"Okami-San and her Seven Companions": No Fairies in This Tale
You need help doing something? The Otogi High School Bank is there to help. They’ll do a favor for you, and you’ll just owe them one. Oh, don’t be afraid of the wolf-like girl Ryoko Okami, she’s just a bit rough around the edges, but she’s got a good heart. The little red girl in the hood is a sweetheart as well, but don’t look at the guy with the sharpshooter slingshot too much: he hates the attention. Okami-San and her seven companions are here to help fellow classmates, but these fairy tale-inspired cast and stories also break the doldrums of recent anime releases.
Okami-San And Her Seven Companions is a short series that, smartly, has each episode largely mimic, or reference, fairy tales and other legends; the main three cast members are high school drama versions of Little Red Riding Hood, the Big Bad Wolf, and the Hunter, for example. Basically, it’s a uniquely-set action/drama series with a unique audience. The main two girls aren’t bodaciously built, or hyper-sexualized (in fact, it’s commented that they’re under-sexualized), leaving any and all fan service to extra characters … and rather restrained at that. The series doesn’t exactly fit into any particular niche or stereotype; traditionally, boys wouldn’t want to watch a series focusing on a tough girl, and girls wouldn’t want to watch a series that has as much action as this, which tends to be pretty brutal as well.
That’s why this series stands out.
The heart of the series is Okami, and she’s a breath of fresh air in the anime scene. A strong-willed, physically fit, teenage girl who doesn’t take crap from anyone? Wonderfully voiced by Brina Palencia in the dub, Okami may fall a little into the category of “badasses with a soft interior” that characters such as Asuka Langley Sohryu stretched their legs in, but Okami stands out, and it’s a shame that her concentrated awesome is limited to these 12 episodes. Admittedly, a female boxer character just stands out on her own, as it’s a role that’s not often been filled. Unlike Gina Carrano, she keeps slim and slender, to a humorous extent. (The narrator comments that seeing her topless would be “fan disservice”.)

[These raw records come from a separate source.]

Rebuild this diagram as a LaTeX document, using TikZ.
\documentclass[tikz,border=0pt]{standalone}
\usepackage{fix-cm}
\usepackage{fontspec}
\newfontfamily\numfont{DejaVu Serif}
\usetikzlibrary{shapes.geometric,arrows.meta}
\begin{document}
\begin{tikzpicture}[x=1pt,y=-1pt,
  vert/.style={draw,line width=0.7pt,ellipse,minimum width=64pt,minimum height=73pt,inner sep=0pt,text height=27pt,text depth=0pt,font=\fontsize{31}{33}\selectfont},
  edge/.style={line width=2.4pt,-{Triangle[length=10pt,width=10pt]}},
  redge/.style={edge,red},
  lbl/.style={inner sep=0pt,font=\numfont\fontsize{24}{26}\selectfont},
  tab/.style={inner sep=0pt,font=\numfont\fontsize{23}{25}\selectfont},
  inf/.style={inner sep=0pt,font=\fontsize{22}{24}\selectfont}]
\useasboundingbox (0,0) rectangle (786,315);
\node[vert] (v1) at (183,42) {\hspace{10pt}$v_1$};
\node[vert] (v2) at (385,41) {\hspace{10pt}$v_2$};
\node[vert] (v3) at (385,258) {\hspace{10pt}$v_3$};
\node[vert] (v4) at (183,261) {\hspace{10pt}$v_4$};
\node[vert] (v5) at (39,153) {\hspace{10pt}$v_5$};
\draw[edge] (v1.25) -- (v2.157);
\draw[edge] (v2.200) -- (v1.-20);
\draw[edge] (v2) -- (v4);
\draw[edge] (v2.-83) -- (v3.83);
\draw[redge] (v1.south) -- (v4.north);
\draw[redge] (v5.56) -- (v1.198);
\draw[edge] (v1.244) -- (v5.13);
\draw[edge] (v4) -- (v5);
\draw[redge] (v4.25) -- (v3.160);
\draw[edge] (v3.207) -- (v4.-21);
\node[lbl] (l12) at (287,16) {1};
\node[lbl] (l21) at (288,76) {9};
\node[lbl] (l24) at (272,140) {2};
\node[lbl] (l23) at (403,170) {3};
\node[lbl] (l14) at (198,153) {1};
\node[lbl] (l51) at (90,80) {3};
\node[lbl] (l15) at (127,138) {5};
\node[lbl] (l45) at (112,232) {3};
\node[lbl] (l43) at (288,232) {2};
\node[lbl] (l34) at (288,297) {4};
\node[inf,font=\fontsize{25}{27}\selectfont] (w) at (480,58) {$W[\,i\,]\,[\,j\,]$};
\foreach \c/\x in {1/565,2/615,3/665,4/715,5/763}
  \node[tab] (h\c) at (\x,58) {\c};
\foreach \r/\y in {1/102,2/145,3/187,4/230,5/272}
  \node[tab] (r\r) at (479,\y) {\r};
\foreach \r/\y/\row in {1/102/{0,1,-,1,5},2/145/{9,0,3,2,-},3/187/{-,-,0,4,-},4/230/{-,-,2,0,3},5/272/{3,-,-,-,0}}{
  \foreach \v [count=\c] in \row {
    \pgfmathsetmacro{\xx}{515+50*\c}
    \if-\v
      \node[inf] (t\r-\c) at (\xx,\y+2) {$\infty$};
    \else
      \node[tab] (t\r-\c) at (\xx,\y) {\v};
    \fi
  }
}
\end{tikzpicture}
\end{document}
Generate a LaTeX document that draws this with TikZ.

Going from there, one of the best (and most creative) characters is the narrator, who’s basically the old grandmother telling a story, but is somewhat of a *****. Humorous narrating characters are nothing new, although they might have reached their peak with Arrested Development, and while a character responding to a narrator is nothing new, it works well here: limited, but entertaining.
The plot is mainly episodic, but there’s the occasional advancement of a larger storyline, which mainly focuses on Okami’s dark past coming back to haunt her. A former boyfriend has plans to destroy her life, and it’s up to her friends at the Otogi High School Bank to return the favors they owe to her. The series has enough closure by the penultimate episode, but the finale implies that there could easily be more stories featuring these characters, and nobody would complain. There has to be a near-unlimited supply of fables and fairy tales to adapt, if it means we get more of this boxing battler.
Effectively, FUNimation has a series that stands out above most others.
The company has gotten better with extras, and this set is no slouch. Two commentaries and Japanese promos are steps above the “trailers and creditless op/ed” that they’ve run for years. Admittedly, while the show is available in BluRay/DVD combo set, we’ve only received the DVDs to review, so I can’t comment on the BluRay quality or packaging.
The animation and voice acting work great, with Okami’s VA being the strongest of the bunch, having the perfect voice for such a tough girl. The animation doesn’t exactly stand out, but is flawless enough that there’s nothing worth noting as a negative, and a few flashback scenes are appropriately stylized to get the intended emotion across.
Okami-San And Her Seven Companions is something of an oddity. It doesn’t pander, it doesn’t have over-the-top mech action, and while the cast is largely female (and not harem-like), its strong story bends any perceivable gender lines. It may fall victim to some tropes at times; Okami having a softer side, and much of the side-cast being stereotypical characters, remind viewers that it’s an anime from the past decade, but a few strong characterizations and unique elements make the series stand on its own as one of the strongest in recent years. Okami-San and her Seven Companions offers a one-two punch of badass storytelling.